**GIVEN TASK:** Using the listing below, select the lines with the word "standalone" and copy them.

::::::::::

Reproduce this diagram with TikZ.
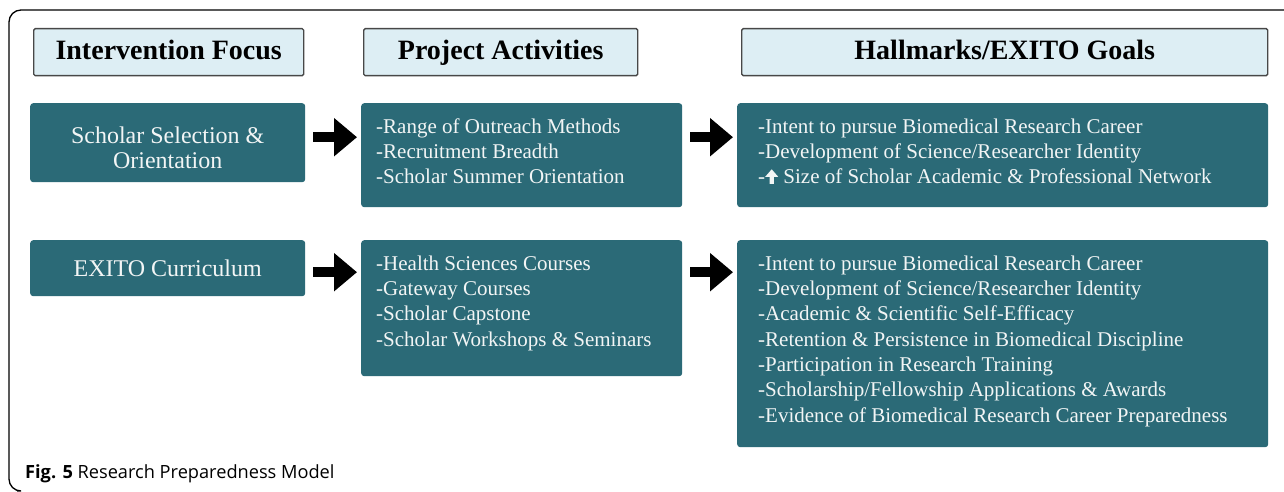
\documentclass[tikz,border=0pt]{standalone}
\usepackage{fontspec}
\setmainfont{Liberation Serif}
\newfontfamily\capfont{Open Sans}
\usetikzlibrary{arrows.meta}
\definecolor{tealbox}{HTML}{2B6A77}
\definecolor{hdrfill}{HTML}{DDEEF4}
\definecolor{hdrline}{HTML}{474747}
\definecolor{boxtext}{HTML}{F2F5F5}
\newcommand{\uparr}{\tikz[baseline=0pt,x=1pt,y=1pt]\fill[boxtext] (-2.2,0) -- (-2.2,7) -- (-6.5,7) -- (0,14.5) -- (6.5,7) -- (2.2,7) -- (2.2,0) -- cycle;}
\begin{document}
\begin{tikzpicture}[x=1pt,y=-1pt,
  hdr/.style={draw=hdrline, line width=1.4pt, fill=hdrfill, rounded corners=1.5pt, inner sep=0pt, anchor=north west, text height=19pt, text depth=5pt, font=\fontsize{28}{30}\selectfont\bfseries},
  tbox/.style={fill=tealbox, rounded corners=3pt, inner sep=0pt, anchor=north west, text=boxtext},
  lbl/.style={text=boxtext, align=left, anchor=north west, inner sep=0pt, font=\fontsize{21}{25.3}\selectfont},
  blockarrow/.style={line width=9.5pt, -{Triangle[length=23pt,width=37pt]}, shorten <=8pt, shorten >=4pt}
]
\useasboundingbox (0,0) rectangle (1284,492);
\draw[line width=1.3pt, rounded corners=12pt] (1284,10) -- (9,10) -- (9,491) -- (17,491);

% headers
\node[hdr, minimum width=270pt, minimum height=47pt] (h1) at (33,28) {Intervention Focus};
\node[hdr, minimum width=274pt, minimum height=47pt] (h2) at (363,28) {Project Activities};
\node[hdr, minimum width=526pt, minimum height=47pt] (h3) at (741,28) {Hallmarks/EXITO Goals};

% row 1
\node[tbox, minimum width=275pt, minimum height=79pt] (s1) at (30,103) {};
\node[text=boxtext, align=center, inner sep=0pt, font=\fontsize{24}{25}\selectfont] (s1t) at ([yshift=-5pt]s1.center) {Scholar Selection \&\\Orientation};
\node[tbox, minimum width=321pt, minimum height=104pt] (a1) at (361,103) {};
\node[tbox, minimum width=531pt, minimum height=104pt] (g1) at (737,103) {};
\node[lbl] (a1t) at ([xshift=15pt,yshift=-12.3pt]a1.north west) {\strut-Range of Outreach Methods\\-Recruitment Breadth\\-Scholar Summer Orientation};
\node[lbl] (g1t) at ([xshift=21pt,yshift=-12.3pt]g1.north west) {\strut-Intent to pursue Biomedical Research Career\\-Development of Science/Researcher Identity\\-\uparr\ Size of Scholar Academic \& Professional Network};

% row 2
\node[tbox, minimum width=275pt, minimum height=56pt, text height=16pt, text depth=0pt, font=\fontsize{24}{25}\selectfont] (s2) at (30,240) {EXITO Curriculum};
\node[tbox, minimum width=321pt, minimum height=136pt] (a2) at (361,240) {};
\node[tbox, minimum width=531pt, minimum height=207pt] (g2) at (737,240) {};
\node[lbl] (a2t) at ([xshift=15pt,yshift=-12.3pt]a2.north west) {\strut-Health Sciences Courses\\-Gateway Courses\\-Scholar Capstone\\-Scholar Workshops \& Seminars};
\node[lbl] (g2t) at ([xshift=21pt,yshift=-12.3pt]g2.north west) {\strut-Intent to pursue Biomedical Research Career\\-Development of Science/Researcher Identity\\-Academic \& Scientific Self-Efficacy\\-Retention \& Persistence in Biomedical Discipline\\-Participation in Research Training\\-Scholarship/Fellowship Applications \& Awards\\-Evidence of Biomedical Research Career Preparedness};

% arrows
\coordinate (r1) at ([yshift=5.5pt]s1.east);
\coordinate (r2) at ([yshift=18pt]a1.east);
\coordinate (r3) at ([yshift=-4pt]s2.east);
\coordinate (r4) at ([yshift=36pt]a2.east);
\draw[blockarrow] (r1) -- (r1 -| a1.west);
\draw[blockarrow] (r2) -- (r2 -| g1.west);
\draw[blockarrow] (r3) -- (r3 -| a2.west);
\draw[blockarrow] (r4) -- (r4 -| g2.west);

% caption
\node[anchor=base west, inner sep=0pt, font=\capfont\fontsize{18.2}{20}\selectfont] (cap) at (25,478) {\textbf{Fig. 5} Research Preparedness Model};
\end{tikzpicture}
\end{document}
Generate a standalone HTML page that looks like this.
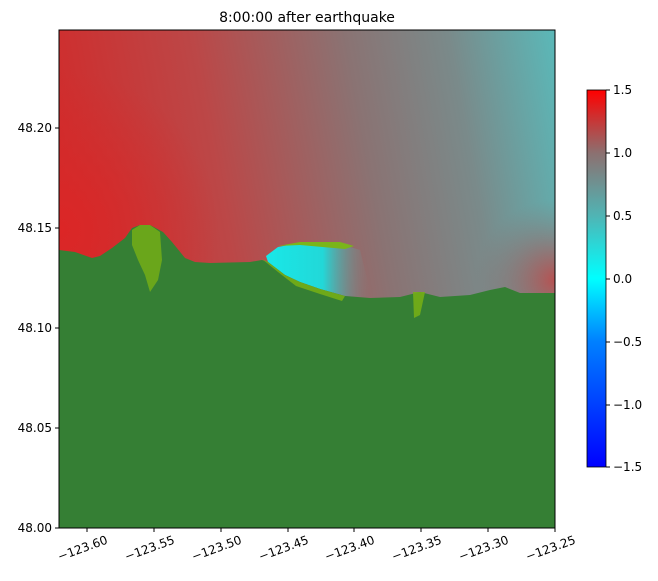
<!DOCTYPE html>
<html><head><meta charset="utf-8"><style>
html,body{margin:0;padding:0;background:#fff;}
svg{display:block;font-family:"DejaVu Sans","Liberation Sans",sans-serif;}
</style></head><body>
<svg width="658" height="581" viewBox="0 0 658 581" xmlns="http://www.w3.org/2000/svg">
<defs>
<linearGradient id="bg" x1="59" y1="150" x2="555" y2="60" gradientUnits="userSpaceOnUse">
<stop offset="0" stop-color="#d02c2c"/>
<stop offset="0.3" stop-color="#bc4747"/>
<stop offset="0.6" stop-color="#8a7373"/>
<stop offset="0.8" stop-color="#7a8a8a"/>
<stop offset="1" stop-color="#5cb6b6"/>
</linearGradient>
<radialGradient id="rbr" cx="555" cy="280" r="80" gradientUnits="userSpaceOnUse">
<stop offset="0" stop-color="#c04848" stop-opacity="0.9"/>
<stop offset="0.5" stop-color="#a85656" stop-opacity="0.4"/>
<stop offset="1" stop-color="#8a7373" stop-opacity="0"/>
</radialGradient>
<radialGradient id="rtl" cx="59" cy="230" r="160" gradientUnits="userSpaceOnUse">
<stop offset="0" stop-color="#dc2626" stop-opacity="1"/>
<stop offset="1" stop-color="#d42a2a" stop-opacity="0"/>
</radialGradient>
<linearGradient id="cy" x1="265" y1="0" x2="370" y2="0" gradientUnits="userSpaceOnUse">
<stop offset="0" stop-color="#18e8e8"/>
<stop offset="0.55" stop-color="#22d8d8"/>
<stop offset="1" stop-color="#7a8a8a" stop-opacity="0"/>
</linearGradient>
<linearGradient id="cb" x1="0" y1="467" x2="0" y2="90" gradientUnits="userSpaceOnUse">
<stop offset="0" stop-color="#0000ff"/>
<stop offset="0.333" stop-color="#0080ff"/>
<stop offset="0.5" stop-color="#00ffff"/>
<stop offset="0.667" stop-color="#50b4b4"/>
<stop offset="0.833" stop-color="#8c7070"/>
<stop offset="1" stop-color="#ff0000"/>
</linearGradient>
</defs>
<text x="307" y="22" font-size="14" text-anchor="middle">8:00:00 after earthquake</text>
<rect x="59" y="30" width="496" height="498" fill="url(#bg)"/>
<rect x="59" y="30" width="496" height="498" fill="url(#rtl)"/>
<rect x="59" y="30" width="496" height="498" fill="url(#rbr)"/>
<path d="M266,256 L278,247 L300,243 L340,244 L360,250 L372,298 L345,296 L320,289 L300,282 L285,275 L268,262 Z" fill="url(#cy)"/>
<path d="M278,246 L300,242 L340,242 L354,246 L345,249 L300,245 Z" fill="#7ab51a"/>
<path d="M59,250 L75,252 L92,258 L100,256 L112,248 L125,238 L132,228 L140,225 L150,225 L163,232 L172,242 L185,258 L195,262 L210,263 L250,262 L262,260 L268,262 L285,275 L300,282 L320,289 L345,296 L370,298 L400,297 L420,292 L440,297 L470,295 L490,290 L505,287 L520,293 L540,293 L555,293 L555,528 L59,528 Z" fill="#357f34"/>
<path d="M132,230 L140,225 L150,225 L160,232 L162,260 L158,280 L150,292 L145,275 L138,260 L132,245 Z" fill="#78b015" opacity="0.8"/>
<path d="M262,259 L268,262 L285,275 L300,282 L320,289 L345,296 L342,301 L320,294 L296,286 L278,272 Z" fill="#78b015" opacity="0.85"/>
<path d="M413,292 L425,292 L420,315 L414,318 Z" fill="#78b015" opacity="0.85"/>
<rect x="59" y="30" width="496" height="498" fill="none" stroke="#000" stroke-width="1"/>
<g font-size="12" fill="#000">
<g stroke="#000">
<line x1="87" y1="528" x2="87" y2="532"/><line x1="154" y1="528" x2="154" y2="532"/><line x1="221" y1="528" x2="221" y2="532"/><line x1="288" y1="528" x2="288" y2="532"/><line x1="354" y1="528" x2="354" y2="532"/><line x1="421" y1="528" x2="421" y2="532"/><line x1="488" y1="528" x2="488" y2="532"/><line x1="555" y1="528" x2="555" y2="532"/>
<line x1="55" y1="128" x2="59" y2="128"/><line x1="55" y1="228" x2="59" y2="228"/><line x1="55" y1="328" x2="59" y2="328"/><line x1="55" y1="428" x2="59" y2="428"/><line x1="55" y1="528" x2="59" y2="528"/>
</g>
<g text-anchor="middle">
<text transform="translate(84,552) rotate(-20)">−123.60</text>
<text transform="translate(151,552) rotate(-20)">−123.55</text>
<text transform="translate(218,552) rotate(-20)">−123.50</text>
<text transform="translate(285,552) rotate(-20)">−123.45</text>
<text transform="translate(351,552) rotate(-20)">−123.40</text>
<text transform="translate(418,552) rotate(-20)">−123.35</text>
<text transform="translate(485,552) rotate(-20)">−123.30</text>
<text transform="translate(552,552) rotate(-20)">−123.25</text>
</g>
<g text-anchor="end">
<text x="52" y="132">48.20</text><text x="52" y="232">48.15</text><text x="52" y="332">48.10</text><text x="52" y="432">48.05</text><text x="52" y="532">48.00</text>
</g>
<rect x="587" y="90" width="19" height="377" fill="url(#cb)" stroke="#000" stroke-width="0.8"/>
<g stroke="#000">
<line x1="606" y1="90" x2="610" y2="90"/><line x1="606" y1="153" x2="610" y2="153"/><line x1="606" y1="216" x2="610" y2="216"/><line x1="606" y1="279" x2="610" y2="279"/><line x1="606" y1="342" x2="610" y2="342"/><line x1="606" y1="405" x2="610" y2="405"/><line x1="606" y1="467" x2="610" y2="467"/>
</g>
<text x="613" y="94">1.5</text><text x="613" y="157">1.0</text><text x="613" y="220">0.5</text><text x="613" y="283">0.0</text><text x="613" y="346">−0.5</text><text x="613" y="409">−1.0</text><text x="613" y="471">−1.5</text>
</g>
</svg>
</body></html>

::::::::::

**RESULT FOR THIS EXERCISE:**
\documentclass[tikz,border=0pt]{standalone}
Generate a standalone HTML page that looks like this.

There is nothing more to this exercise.